(EXERCISE GOAL): Word for word, copy all the data and drop the pictures.
____
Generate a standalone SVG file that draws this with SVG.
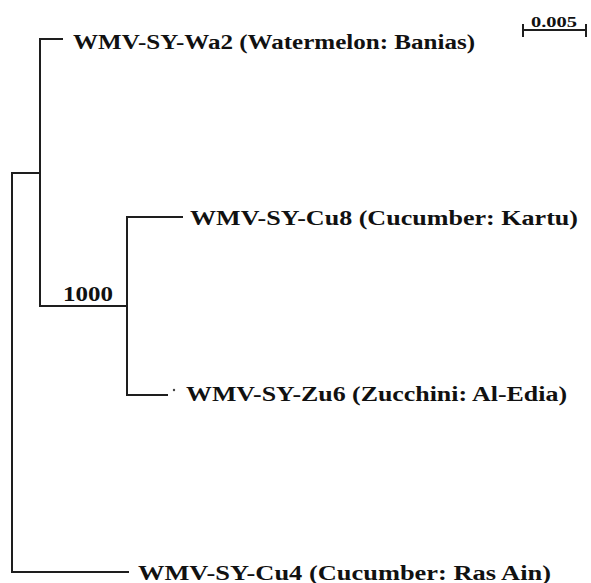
<svg xmlns="http://www.w3.org/2000/svg" width="591" height="583" viewBox="0 0 591 583">
<style>
.br{fill:none;stroke:#1e1e1e;stroke-width:2;stroke-linecap:square}
.lb{font-family:"Liberation Serif","Times New Roman",serif;font-weight:bold;font-size:20px;fill:#111}
.sc{font-family:"Liberation Serif","Times New Roman",serif;font-weight:bold;font-size:14px;fill:#111}
</style>
<rect width="591" height="583" fill="#fff"/>
<g id="connectors">
<path class="br" d="M12,173 V572 H128"/>
<path class="br" d="M12,173 H40"/>
<path class="br" d="M62,39 H40 V306 H127"/>
<path class="br" d="M182,217 H127 V395 H167"/>
</g>
<g id="wa2"><text class="lb" x="73" y="49" textLength="402" lengthAdjust="spacingAndGlyphs">WMV-SY-Wa2 (Watermelon: Banias)</text></g>
<g id="cu8"><text class="lb" x="190" y="225" textLength="388" lengthAdjust="spacingAndGlyphs">WMV-SY-Cu8 (Cucumber: Kartu)</text></g>
<g id="zu6"><circle cx="174" cy="390" r="1.2" fill="#444"/><text class="lb" x="186" y="401" textLength="381" lengthAdjust="spacingAndGlyphs">WMV-SY-Zu6 (Zucchini: Al-Edia)</text></g>
<g id="cu4"><text class="lb" x="138" y="580" textLength="413" lengthAdjust="spacingAndGlyphs">WMV-SY-Cu4 (Cucumber: Ras Ain)</text></g>
<g id="bootstrap"><text class="lb" x="63" y="301" textLength="50" lengthAdjust="spacingAndGlyphs">1000</text></g>
<g id="scale">
<path class="br" d="M523,30 H586 M523,24 V37 M586,24 V37" style="stroke-linecap:butt"/>
<text class="sc" x="531" y="27" textLength="46" lengthAdjust="spacingAndGlyphs">0.005</text>
</g>
</svg>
____
(FULL SOLUTION):
Generate a standalone SVG file that draws this with SVG.
<svg xmlns="http://www.w3.org/2000/svg" width="591" height="583" viewBox="0 0 591 583">
<style>
.br{fill:none;stroke:#1e1e1e;stroke-width:2;stroke-linecap:square}
.lb{font-family:"Liberation Serif","Times New Roman",serif;font-weight:bold;font-size:20px;fill:#111}
.sc{font-family:"Liberation Serif","Times New Roman",serif;font-weight:bold;font-size:14px;fill:#111}
</style>
<rect width="591" height="583" fill="#fff"/>
<g id="connectors">
<path class="br" d="M12,173 V572 H128"/>
<path class="br" d="M12,173 H40"/>
<path class="br" d="M62,39 H40 V306 H127"/>
<path class="br" d="M182,217 H127 V395 H167"/>
</g>
<g id="wa2"><text class="lb" x="73" y="49" textLength="402" lengthAdjust="spacingAndGlyphs">WMV-SY-Wa2 (Watermelon: Banias)</text></g>
<g id="cu8"><text class="lb" x="190" y="225" textLength="388" lengthAdjust="spacingAndGlyphs">WMV-SY-Cu8 (Cucumber: Kartu)</text></g>
<g id="zu6"><circle cx="174" cy="390" r="1.2" fill="#444"/><text class="lb" x="186" y="401" textLength="381" lengthAdjust="spacingAndGlyphs">WMV-SY-Zu6 (Zucchini: Al-Edia)</text></g>
<g id="cu4"><text class="lb" x="138" y="580" textLength="413" lengthAdjust="spacingAndGlyphs">WMV-SY-Cu4 (Cucumber: Ras Ain)</text></g>
<g id="bootstrap"><text class="lb" x="63" y="301" textLength="50" lengthAdjust="spacingAndGlyphs">1000</text></g>
<g id="scale">
<path class="br" d="M523,30 H586 M523,24 V37 M586,24 V37" style="stroke-linecap:butt"/>
<text class="sc" x="531" y="27" textLength="46" lengthAdjust="spacingAndGlyphs">0.005</text>
</g>
</svg>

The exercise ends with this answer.